There is, however, one way that I think I may be more ready this second time around. If you’re a first-time mom, people may have told you not to feel obligated to entertain family or friends—after all, you’re the one having a baby. I agree that it is wise to draw some boundaries as a new family. When I was pregnant with my firstborn and after she was born, however, I clung to that piece of advice and unwittingly began to believe that because I was the one going through the biggest change of my life, everyone else should be understanding and cater to my wishes.
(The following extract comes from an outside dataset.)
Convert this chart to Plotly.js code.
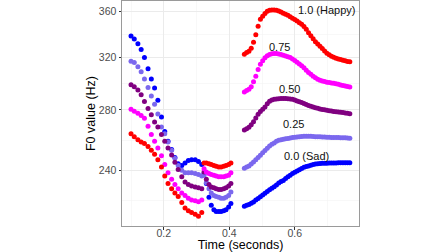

Looking back, I now realize just how much people tried to be sensitive and caring, but I couldn’t see it then. I was too caught up in the little ways things didn’t go my way and frankly found myself wrestling with bitterness and resentment for quite some time. Part of it was the new mom in me feeling paranoid about everything; part of it was just plain self-centeredness.
Since that time, God has been dealing with this area of my life by confronting me with the awesome reality that He purchased me with His life. Yes, I’m a mom, and yes, it’s an all-consuming identity. But before I’m a mom, I am first and foremost a Christian—saved undeservedly by grace, redeemed from sin by the blood of Christ. Even when my hormones are completely out of whack, even when I’m exhausted, even when nothing is going my way, that same grace can still meet me there.
And so with this second pregnancy, I am ready to try again—to trust in the One who is in control when I am completely out of control and to embrace the grace that He first extended to me as His daughter and now as a mother.